Your goal → Exactly retype the lines from the top of the data through the line containing "import numpy as np", leaving out every picture.

Provided material →

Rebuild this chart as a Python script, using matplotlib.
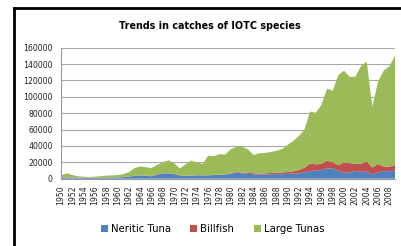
import matplotlib
matplotlib.use("Agg")
import matplotlib.pyplot as plt
from matplotlib.lines import Line2D
import numpy as np

years = list(range(1950, 2010))
neritic_tuna = [1500, 1500, 1300, 1200, 1000, 1000, 1000, 1200, 1300, 1500,
                1500, 1800, 2500, 3500, 4000, 3500, 3000, 5000, 6500, 6500,
                5500, 4000, 3500, 3500, 4000, 4000, 4000, 4500, 4500, 5000,
                6000, 7500, 6500, 6000, 5500, 5000, 5000, 5500, 5500, 5500,
                6000, 6000, 6500, 7700, 9400, 9800, 10600, 12600, 12600, 9800,
                7300, 7700, 9400, 8500, 8500, 5300, 7700, 9400, 9000, 9800]
billfish = [200, 200, 200, 200, 200, 200, 200, 200, 200, 200,
            200, 200, 200, 200, 200, 200, 200, 200, 200, 200,
            200, 200, 200, 300, 300, 300, 300, 300, 300, 400,
            500, 800, 1000, 1200, 1200, 1300, 1500, 1500, 1700, 2000,
            2200, 3000, 4000, 5700, 9300, 7700, 7400, 9400, 7400, 6900,
            12200, 11300, 8900, 9500, 12500, 8500, 10300, 5600, 5700, 6900]
large_tunas = [2300, 4800, 3000, 1600, 1300, 800, 1300, 1800, 2200, 2300,
               2800, 3500, 5300, 9300, 10800, 10300, 9800, 11800, 13300, 15800,
               13300, 8300, 13800, 18200, 15700, 13700, 23700, 22700, 25200, 24100,
               29500, 30700, 31500, 28800, 22300, 24700, 25000, 25500, 26800, 28500,
               32800, 37000, 41500, 46600, 63300, 63000, 72000, 88000, 87500, 109800,
               112500, 105500, 106200, 119500, 122000, 74200, 100500, 117000, 122300, 133300]
series_names = ["Neritic Tuna", "Billfish", "Large Tunas"]
colors = ["#4F81BD", "#C0504D", "#9BBB59"]
y_ticks = [0, 20000, 40000, 60000, 80000, 100000, 120000, 140000, 160000]
x_ticks = list(range(1950, 2010, 2))

fig = plt.figure(figsize=(4.01, 2.46), dpi=100)
fig.patch.set_facecolor("white")
ax = fig.add_axes([61/401, 1-178.7/246, (395-61)/401, (178.7-47.7)/246])

ax.stackplot(years, neritic_tuna, billfish, large_tunas, colors=colors,
             labels=series_names, linewidth=0)
ax.set_xlim(1950, 2009)
ax.set_ylim(0, 160000)
ax.set_yticks(y_ticks)
ax.set_yticklabels([str(v) for v in y_ticks], fontsize=5.6, family="DejaVu Sans",
                   color="#222222")
ax.set_xticks(x_ticks)
ax.set_xticklabels([str(v) for v in x_ticks], rotation=90, fontsize=5.6,
                   family="DejaVu Sans", color="#222222")
ax.grid(axis="y", color="#a6a6a6", linewidth=0.8)
ax.set_axisbelow(True)
for s in ["top", "right"]:
    ax.spines[s].set_visible(False)
for s in ["left", "bottom"]:
    ax.spines[s].set_color("#9a9a9a")
    ax.spines[s].set_linewidth(0.8)
ax.tick_params(axis="y", length=0, pad=6)
ax.tick_params(axis="x", length=0, pad=5)

fig.text(0.524, 1-26/246, "Trends in catches of IOTC species", ha="center",
         va="center", fontsize=6.9, fontweight="bold", family="DejaVu Sans")

leg = fig.legend(loc="center", bbox_to_anchor=(0.53, 1-229/246), ncol=3,
                 frameon=False, handlelength=0.7, handleheight=0.7,
                 handletextpad=0.3, columnspacing=1.9,
                 prop={"family": "DejaVu Sans", "size": 7.3})

fig.add_artist(Line2D([13.5/401, 13.5/401], [0, 1-8/246], color="black",
                      linewidth=2, transform=fig.transFigure))
fig.add_artist(Line2D([13.5/401, 1], [1-8/246, 1-8/246], color="black",
                      linewidth=2, transform=fig.transFigure))

fig.savefig("out.png", dpi=100)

Exercise solution →
Rebuild this chart as a Python script, using matplotlib.
import matplotlib
matplotlib.use("Agg")
import matplotlib.pyplot as plt
from matplotlib.lines import Line2D
import numpy as np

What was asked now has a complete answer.